While critique of the medium is a noble approach (that I often employ), it’s another method for interface-ification. A friend teaching at an art school recently complained to me that her students are all interested in creating art that does something. Admittedly, so does this essay, asking art to make itself useful. Art is tasked to be an interface—to transform attention into a more righteous value.
Ultimately, we live in the world we live in. As members of a system constructed and hidden without our input, we’re constantly adding to that record of violence, extraction, and a plethora of dark aims. It’s fucking horrifying that I play on my phone thanks to Congolese cobalt mines and child slavery. We’re no longer encountering art in Benjamin’s age of mechanical reproduction, but rather an age of mechanical culpability. Work produced today is born at a time when our data, bodies, and language are all necessary components of larger systems we have no control over. We write each of our actions into an irrevocable, material ledger on the planet and our fellow humans.
Two weeks after the beginning of the LA fires and the opening of TECHNE, Trump’s inauguration—which saw him flanked by tech CEOs—marked the end of the show. Their technology doubtlessly played a part in all aspects—from creation to installation—of the work shown and the natural disaster. In response, the only thing I can think of doing is creating art they’d hate: art for the archive. Archives are anathemas to interfaces.
Watchdog-like critique of the systems they build is the obvious approach, manifesting as works similar to Angel Nevarez and Alex Rivera’s LowDrone, which appropriate tech tools and fly in the face of their violent backgrounds. Work in this vein directly confronts the ledger damage our tools create. It looks at the hidden costs big tech would rather you ignore. It collects and collates an archive of abuses that corporate actors have no interest in cataloging.
While admirable and effective, this approach still lives within the world of the interface. In a rational computational world where everything has a purpose and “there is no alternative,” making nonsense may be the only way to escape the system—to remind ourselves that process is important to production. Another way of saying this is producing work only for the archive.
If the archives are full of byproducts, of the chaos of human creativity, big tech has no interest in them. The Zuckerbergs and Altmans of the world care about usable, exploitable, and efficient products. By creating against the interface, we orient only towards the archive, creating beautiful, meaningful artifacts. This art undermines their profit and reaffirms an illogical humanity, resisting a worldview where purpose and value-creation drive everything.
That can take a variety of forms. Beauty for beauty’s sake is nonsensical. Interpreting the uninterpretable, like in Cory Archangel’s Data Diaries, is nonsensical. Art that says nothing, made for pure fun, is nonsensical. Art that does not perform well on social media is nonsensical. As we trudge along, accumulating a ledger of disturbing techno-fascist footprints, at minimum making sure our output doesn’t oil the machine provides some cold comfort.
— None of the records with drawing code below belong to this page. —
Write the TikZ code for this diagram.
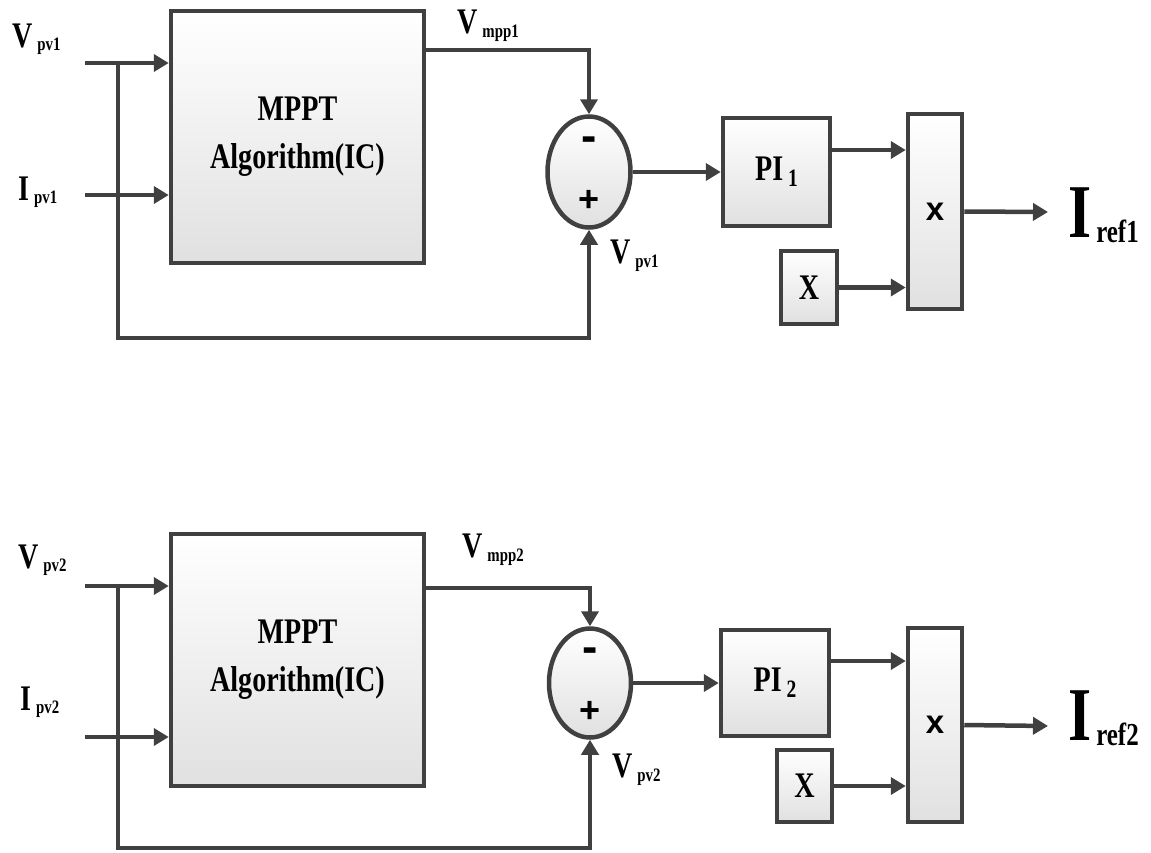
\documentclass[tikz,border=0pt]{standalone}
\usepackage{fontspec}
\setmainfont{Liberation Serif}[FakeStretch=0.78]
\newfontfamily\signfont{Liberation Sans}
\usepackage{tikz}
\usetikzlibrary{positioning,arrows.meta,shapes.geometric}
\definecolor{wire}{HTML}{404040}
% lowered subscript: size, drop, text
\newcommand{\lsub}[3]{\hspace{5pt}\raisebox{-#2pt}{\fontsize{#1}{#1}\selectfont #3}}

\begin{document}
\begin{tikzpicture}[
    x=1pt, y=-1pt,
    >={Triangle[length=15pt,width=17pt]},
    blk/.style  = {draw=wire, line width=4.5pt, top color=white, bottom color=gray!24,
                   inner sep=0pt, align=center, font=\bfseries\fontsize{36}{48}\selectfont},
    sumj/.style = {ellipse, blk},
    sgn/.style  = {inner sep=0pt, font=\signfont\bfseries\fontsize{36}{36}\selectfont},
    wr/.style   = {draw=wire, line width=4.5pt},
    arr/.style  = {wr, ->},
    lbl/.style  = {anchor=base west, inner sep=0pt, font=\bfseries\fontsize{36}{36}\selectfont},
    biglbl/.style = {lbl, font=\bfseries\fontsize{76}{76}\selectfont},
]
\useasboundingbox (0,0) rectangle (1151,852);

% ============ upper channel ============
\begin{scope}
  \node[blk, minimum width=253pt, minimum height=252pt] (mppt1) at (297.5,137) {MPPT\\Algorithm(IC)};
  \node[sumj, minimum width=83pt, minimum height=111pt] (sum1) at (589,172) {};
  \node[sgn, font=\signfont\bfseries\fontsize{46}{46}\selectfont] (mi1) at (589,144) {-};
  \node[sgn] (pl1) at (589,201) {+};
  \node[blk, minimum width=107pt, minimum height=108pt] (pi1) at (776.5,172) {PI\lsub{25}{6}{1}};
  \node[blk, minimum width=56pt, minimum height=73pt] (xb1) at (809,287.5) {X};
  \node[blk, minimum width=54pt, minimum height=195pt] (mul1) at (935,211.5)
    {\signfont\bfseries\fontsize{33}{33}\selectfont x};
  % inputs and feedback
  \coordinate (vin1) at (85,63);
  \coordinate (iin1) at (85,195);
  \coordinate (br1) at (118,63);
  \coordinate (fb1) at (118,338);
  \coordinate (vo1) at (425,50);
  \coordinate (ir1) at (1048,212);
  \draw[arr] (vin1) -- (vin1 -| mppt1.west);
  \draw[arr] (iin1) -- (iin1 -| mppt1.west);
  \draw[arr] (br1) -- (fb1) -| (sum1.south);
  \draw[arr] (vo1) -| (sum1.north);
  \draw[arr] (sum1.east) -- (pi1.west);
  \draw[arr] ([yshift=22pt]pi1.east) coordinate (pa1) -- (pa1 -| mul1.west);
  \draw[arr] (xb1.east) -- (xb1.east -| mul1.west);
  \draw[arr] (mul1.east) -- (ir1);
  % labels
  \node[lbl] (lvpv1) at (12,47) {V\lsub{19}{3}{pv1}};
  \node[lbl] (lipv1) at (18,200) {I\lsub{19}{3}{pv1}};
  \node[lbl] (lvmpp1) at (457,33) {V\lsub{19}{4}{mpp1}};
  \node[lbl] (lvfb1) at (610,263) {V\lsub{19}{4}{pv1}};
  \node[biglbl] (lir1) at (1068,237) {I\lsub{32}{5}{ref1}};
\end{scope}

% ============ lower channel ============
\begin{scope}
  \node[blk, minimum width=253pt, minimum height=252pt] (mppt2) at (297.5,660) {MPPT\\Algorithm(IC)};
  \node[sumj, minimum width=82pt, minimum height=109pt] (sum2) at (590,683) {};
  \node[sgn, font=\signfont\bfseries\fontsize{46}{46}\selectfont] (mi2) at (590,655) {-};
  \node[sgn] (pl2) at (590,712) {+};
  \node[blk, minimum width=108pt, minimum height=106pt] (pi2) at (775,683) {PI\lsub{25}{6}{2}};
  \node[blk, minimum width=55pt, minimum height=72pt] (xb2) at (804.5,786) {X};
  \node[blk, minimum width=54pt, minimum height=194pt] (mul2) at (935,725)
    {\signfont\bfseries\fontsize{33}{33}\selectfont x};
  % inputs and feedback
  \coordinate (vin2) at (85,586);
  \coordinate (iin2) at (85,737);
  \coordinate (br2) at (118,586);
  \coordinate (fb2) at (118,848);
  \coordinate (vo2) at (425,588);
  \coordinate (ir2) at (1048,726);
  \draw[arr] (vin2) -- (vin2 -| mppt2.west);
  \draw[arr] (iin2) -- (iin2 -| mppt2.west);
  \draw[arr] (br2) -- (fb2) -| (sum2.south);
  \draw[arr] (vo2) -| (sum2.north);
  \draw[arr] (sum2.east) -- (pi2.west);
  \draw[arr] ([yshift=22pt]pi2.east) coordinate (pa2) -- (pa2 -| mul2.west);
  \draw[arr] (xb2.east) -- (xb2.east -| mul2.west);
  \draw[arr] (mul2.east) -- (ir2);
  % labels
  \node[lbl] (lvpv2) at (18,568) {V\lsub{19}{3}{pv2}};
  \node[lbl] (lipv2) at (20,710) {I\lsub{19}{3}{pv2}};
  \node[lbl] (lvmpp2) at (462,557) {V\lsub{19}{4}{mpp2}};
  \node[lbl] (lvfb2) at (612,777) {V\lsub{19}{4}{pv2}};
  \node[biglbl] (lir2) at (1068,740) {I\lsub{32}{5}{ref2}};
\end{scope}

\end{tikzpicture}
\end{document}
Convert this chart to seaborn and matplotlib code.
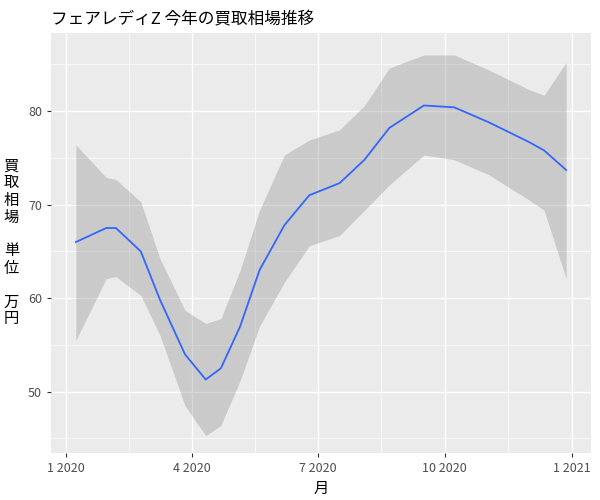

No more cut-and-dry red-chip interactive interfaces that hollowly proclaim the glory of the computer. Producing for the archive is producing for the sake of art, not the interface, expecting nothing in return.
Regardless, both orientations to the archive (cataloging abuse or non-productive absurdist) undermine the seamless, computerized logic that pervades our culture. Archives acknowledge complexity and meaning outside polished products. Our world does not resemble a sleek, flat Apple Store. It’s messier, weirder, darker, more beautiful, and more human.